The longer commercial nursery trees grow in a small container, the more their roots tend to bunch up and intertwine. By the time trees grow to full size, their root systems struggle to develop when planted in small spaces. By growing trees in the City own nursery, Glimp and Daseler plant and replant the trees in larger containers, and through root pruning, remove many of the defects associated with commercial nursery trees.
“We don’t purchase trees from nurseries,” Glimp said. “The goal is to have all the trees locally propagated with our partner the Nevada Division of Forestry.”
By growing their own trees, Glimp and Daseler also have dramatically reduced the cost of planting trees. Specimen sized trees purchased from a nursery, Daseler said, cost the City $5,000 to $10,000 per tree. The same trees, with even better root systems, can be produced in the City’s nursery for $700 to $800 per tree.
“We also can try out different species,” Glimp said. “It allows us to grow more resilient full-size trees with healthy root systems.”
These innovative approaches have the potential of increasing the life expectancy of the City’s trees from 10 to 15 years to 50 and 60 years and beyond , depending on the species.

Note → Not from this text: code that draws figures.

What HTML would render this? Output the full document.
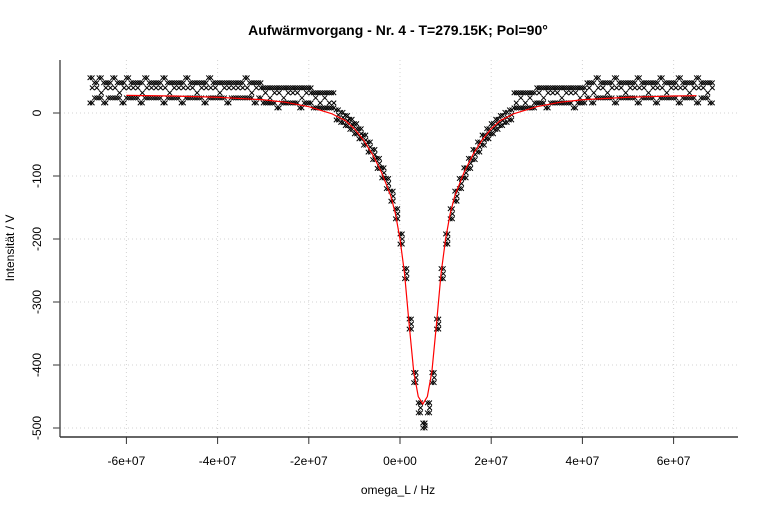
<!DOCTYPE html>
<html><head><meta charset="utf-8"><style>
body{margin:0;background:#fff}
svg{display:block;font-family:"Liberation Sans",sans-serif}
</style></head><body>
<svg id="c" width="768" height="512" xmlns="http://www.w3.org/2000/svg">
<text x="398" y="35" text-anchor="middle" font-size="14" font-weight="bold">Aufwärmvorgang - Nr. 4 - T=279.15K; Pol=90°</text>
<text x="398" y="494" text-anchor="middle" font-size="12">omega_L / Hz</text>
<text transform="translate(14,248) rotate(-90)" text-anchor="middle" font-size="12">Intensität / V</text>
<g id="grid"></g>
<g id="axes"></g>
<g id="pts"></g>
<g id="fit"></g>
</svg>
<script>
const xTicks=[-6e7,-4e7,-2e7,0,2e7,4e7,6e7];
const xTickLabels=["-6e+07","-4e+07","-2e+07","0e+00","2e+07","4e+07","6e+07"];
const yTicks=[0,-100,-200,-300,-400,-500];
const yTickLabels=["0","-100","-200","-300","-400","-500"];
// x in units of 1e6 Hz
const xs=[-68,-67,-66,-65,-64,-63,-62,-61,-60,-59,-58,-57,-56,-55,-54,-53,-52,-51,-50,-49,-48,-47,-46,-45,-44,-43,-42,-41,-40,-39,-38,-37,-36,-35,-34,-33,-32,-31,-30,-29,-28,-27,-26,-25,-24,-23,-22,-21,-20,-19,-18,-17,-16,-15,-14,-13,-12,-11,-10,-9,-8,-7,-6,-5,-4,-3,-2,-1,0,1,2,3,4,5,6,7,8,9,10,11,12,13,14,15,16,17,18,19,20,21,22,23,24,25,26,27,28,29,30,31,32,33,34,35,36,37,38,39,40,41,42,43,44,45,46,47,48,49,50,51,52,53,54,55,56,57,58,59,60,61,62,63,64,65,66,67,68];
const yA=[56,48,56,48,48,56,48,48,56,48,48,48,56,48,48,48,56,48,48,48,48,56,48,48,48,48,56,48,48,48,48,48,48,48,56,48,48,48,
40,40,40,40,40,40,40,40,40,40,40,
32,32,32,32,32,
5,1,-4,-10,-17,-25,-35,-46,-58,-72,-87,-104,-124,-152,-192,-247,-327,-412,-460,-492,
-460,-412,-327,-247,-192,-152,-124,-104,-87,-72,-58,-46,-35,-25,-17,-10,-4,1,5,
32,32,32,32,32,
40,40,40,40,40,40,40,40,40,40,40,
48,48,56,48,48,48,56,48,48,48,48,56,48,48,48,48,56,48,48,48,56,48,48,48,56,48,48,48];
const yB=[16,24,24,16,24,24,24,16,24,24,24,16,24,24,24,24,16,24,24,24,16,24,24,24,24,16,24,24,24,24,16,24,24,24,24,24,16,24,
16,16,16,8,16,16,16,16,8,16,16,
8,8,8,8,8,
-11,-15,-20,-26,-33,-41,-51,-62,-74,-88,-103,-120,-140,-168,-208,-263,-343,-428,-476,-500,
-476,-428,-343,-263,-208,-168,-140,-120,-103,-88,-74,-62,-51,-41,-33,-26,-20,-15,-11,
8,8,8,8,8,
16,16,8,16,16,16,16,16,8,16,16,
24,16,24,24,24,24,16,24,24,24,24,16,24,24,24,16,24,24,24,24,16,24,24,24,16,24,24,16];
const yC=[40,40,32,40,40,40,32,40,40,40,40,32,40,40,40,40,40,32,40,40,40,40,40,32,40,40,40,40,32,40,40,40,40,40,40,32,40,40,
32,24,32,32,24,32,32,32,24,32,32,
24,16,24,16,16,
-3,-7,-12,-18,-25,-33,-43,-54,-66,-80,-95,-112,-132,-160,-200,-255,-335,-420,-468,-496,
-468,-420,-335,-255,-200,-160,-132,-112,-95,-80,-66,-54,-43,-33,-25,-18,-12,-7,-3,
16,24,16,24,16,
32,24,32,32,32,24,32,32,32,24,32,
40,32,40,40,32,40,40,40,32,40,40,40,40,32,40,40,40,32,40,40,40,40,32,40,40,40,32,40];
const fitX=[-60,-50,-40,-30,-25,-20,-15,-12,-10,-8,-6,-4,-2,-1,0,1,2,3,4,5,6,7,8,9,10,11,12,14,16,18,20,22,25,30,35,40,50,60,65];
const fitY=[28,27,25,21,17,10,-1,-12,-25,-43,-66,-95,-132,-160,-200,-255,-335,-410,-450,-462,-450,-410,-335,-255,-200,-160,-132,-95,-66,-43,-25,-12,-1,10,17,21,25,27,27.5];

const NS="http://www.w3.org/2000/svg";
const X=v=>400+v/1e7*45.6;
const Y=v=>113-v*0.63;
function mk(t,a,p){const e=document.createElementNS(NS,t);for(const k in a)e.setAttribute(k,a[k]);p.appendChild(e);return e;}
const grid=document.getElementById('grid'),axes=document.getElementById('axes'),pts=document.getElementById('pts'),fit=document.getElementById('fit');
xTicks.forEach((t,i)=>{
 const g=mk('line',{x1:X(t),x2:X(t),y1:60,y2:437,stroke:'#d3d3d3','stroke-dasharray':'1,3'},grid);
 
 
 const tk=mk('line',{x1:X(t),x2:X(t),y1:437,y2:444,stroke:'#333'},axes);
 
 
 const l=mk('text',{x:X(t),y:465,'text-anchor':'middle','font-size':'12'},axes);
 l.textContent=xTickLabels[i];
 
 
});
yTicks.forEach((t,i)=>{
 const g=mk('line',{x1:60,x2:738,y1:Y(t),y2:Y(t),stroke:'#d3d3d3','stroke-dasharray':'1,3'},grid);
 
 
 const tk=mk('line',{x1:53,x2:60,y1:Y(t),y2:Y(t),stroke:'#333'},axes);
 
 
 const l=mk('text',{transform:`translate(41,${Y(t)}) rotate(-90)`,'text-anchor':'middle','font-size':'12'},axes);
 l.textContent=yTickLabels[i];
 
 
});
const la=mk('line',{x1:60,x2:60,y1:60,y2:437,stroke:'#555','stroke-width':1.5},axes);


const ba=mk('line',{x1:60,x2:738,y1:437,y2:437,stroke:'#333','stroke-width':1.5},axes);


function cross(x,y){
 const px=X(x*1e6),py=Y(y),s=2.3;
 const p=mk('path',{d:`M${px-s},${py-s}L${px+s},${py+s}M${px-s},${py+s}L${px+s},${py-s}`,stroke:'#000','stroke-width':1},pts);
 
 
}
xs.forEach((x,i)=>{
 cross(x,yA[i]);cross(x,yB[i]);cross(x+0.5,yC[i]);
 cross(x+0.5,yA[i]);cross(x+0.5,yB[i]);
});
const fp=mk('polyline',{points:fitX.map((x,i)=>X(x*1e6)+','+Y(fitY[i])).join(' '),fill:'none',stroke:'#ff0000','stroke-width':1.2},fit);


</script>
</body></html>
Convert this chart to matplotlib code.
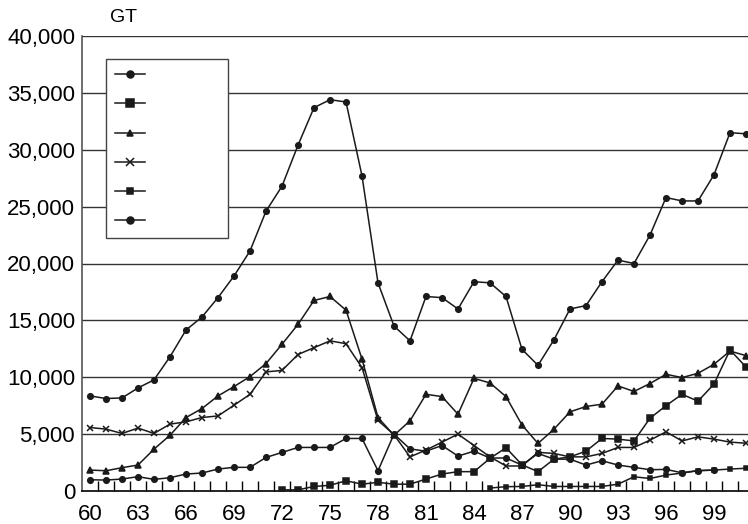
import matplotlib
matplotlib.use("Agg")
import matplotlib.pyplot as plt
import numpy as np
from matplotlib.lines import Line2D

plt.rcParams['font.family'] = ['Liberation Sans', 'DejaVu Sans']

nan = np.nan
years = np.arange(1960, 2002)

# values in GT
series_a = [8360, 8130, 8180, 9060, 9770, 11800, 14150, 15300, 17000, 18900,
            21100, 24600, 26800, 30400, 33700, 34400, 34200, 27700, 18300, 14500,
            13200, 17100, 17000, 16000, 18400, 18300, 17100, 12450, 11050, 13300,
            16000, 16300, 18400, 20300, 20000, 22500, 25800, 25500, 25500, 27800,
            31500, 31400]
series_b = [1840, 1780, 2050, 2280, 3680, 4900, 6460, 7250, 8360, 9180,
            10060, 11200, 12900, 14650, 16750, 17100, 15900, 11600, 6460, 4900,
            6170, 8500, 8300, 6750, 9900, 9500, 8300, 5800, 4180, 5440,
            6960, 7430, 7630, 9240, 8750, 9450, 10260, 9970, 10350, 11140,
            12300, 11900]
series_c = [nan] * 12 + [
            100, 100, 400, 500, 900, 600, 760, 600,
            600, 1050, 1490, 1700, 1700, 2870, 3800, 2300, 1700, 2800,
            3000, 3500, 4620, 4560, 4400, 6400, 7500, 8500, 7900, 9400,
            12400, 10900]
series_d = [5580, 5440, 5060, 5530, 5060, 5880, 6080, 6460, 6600, 7540,
            8500, 10470, 10600, 12000, 12600, 13200, 12950, 10850, 6200, 4950,
            3000, 3600, 4300, 5000, 4000, 3000, 2200, 2200, 3400, 3300,
            3000, 3000, 3300, 3830, 3830, 4470, 5200, 4400, 4760, 4560,
            4300, 4200]
series_e = [nan] * 25 + [
            260, 380, 400, 550, 400,
            400, 400, 400, 600, 1250, 1100, 1400, 1580, 1780, 1840,
            1930, 2000]
series_f = [990, 960, 1050, 1260, 1020, 1170, 1490, 1580, 1930, 2080,
            2080, 2950, 3390, 3830, 3830, 3830, 4620, 4620, 1780, 5000,
            3700, 3500, 4000, 3070, 3500, 2900, 2900, 2280, 3300, 2800,
            2800, 2280, 2660, 2280, 2080, 1870, 1900, 1600, 1800, 1840,
            nan, nan]

all_series = [series_a, series_c, series_b, series_d, series_e, series_f]
markers = ['o', 's', '^', 'x', 's', 'o']
msizes = [4, 4.5, 4, 4.5, 3.5, 4]

y_ticks = list(range(0, 40001, 5000))
y_labels = [f"{v:,}" for v in y_ticks]
x_label_years = list(range(1960, 2000, 3))
x_labels = [f"{y % 100:02d}" for y in x_label_years]

fig = plt.figure(figsize=(7.48, 5.24), dpi=100)
ax = fig.add_axes([82 / 748, 33 / 524, 672 / 748, 455 / 524])

handles = []
for vals, mk, ms in zip(all_series, markers, msizes):
    ax.plot(years, vals, color='#1a1a1a', lw=1.1, marker=mk,
            markersize=ms, markeredgewidth=1.1, zorder=3)
    handles.append(Line2D([], [], color='#1a1a1a', lw=1.1, marker=mk,
                          markersize=ms + 1, markeredgewidth=1.1))

ax.set_xlim(1959.5, 2001.5)
ax.set_ylim(0, 40000)

ax.set_yticks(y_ticks)
ax.set_yticklabels(y_labels, fontsize=16)
ax.tick_params(axis='y', length=0, pad=5)

ax.set_xticks(x_label_years)
ax.set_xticklabels(x_labels, fontsize=16)
ax.set_xticks(np.arange(1960.5, 2001.5, 1), minor=True)
ax.tick_params(axis='x', which='major', length=0, pad=9)
ax.tick_params(axis='x', which='minor', direction='in', length=7, width=1,
               color='black')

for v in y_ticks[1:]:
    ax.axhline(v, color='#333333', lw=1.0, zorder=1)

ax.spines['top'].set_visible(False)
ax.spines['right'].set_visible(False)
ax.spines['left'].set_color('#555555')
ax.spines['left'].set_linewidth(1.2)
ax.spines['bottom'].set_color('black')
ax.spines['bottom'].set_linewidth(1.2)

leg = ax.legend(handles, [' ' * 13] * 6, loc='upper left',
                bbox_to_anchor=(24 / 672, 432 / 455), borderaxespad=0,
                fontsize=12, handlelength=1.8, handletextpad=0.8,
                borderpad=0.55, labelspacing=0.85, fancybox=False,
                framealpha=1, edgecolor='#444444')
leg.get_frame().set_linewidth(1.0)

fig.text(124 / 748, 1 - 18 / 524, 'GT', ha='center', va='center', fontsize=14)

fig.savefig('out.png', dpi=100)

In the meantime, Glimp retains his fondness for the hybrid oak. The hybrid oaks may not be the biggest trees, reaching up to 30 feet in height, but they are among the toughest and most resilient. The promiscuous Gambel oak is typically found at an elevation of 6,000 feet while desert scrub oaks are more common in the elevations just above the Las Vegas valley. When they meet, magic happens.
“What’s really cool is that one deciduous Gambel that’s really leafy can hybridize with an evergreen shrubby desert scrub oak and produce a totally unique variety of oak,” he said.
It’s these kind of oaks that helped turn a maintenance worker into a plant geek who is pretty particular about where he hikes.
“If there are no trees there, there’s no reason for me to be hiking out there.”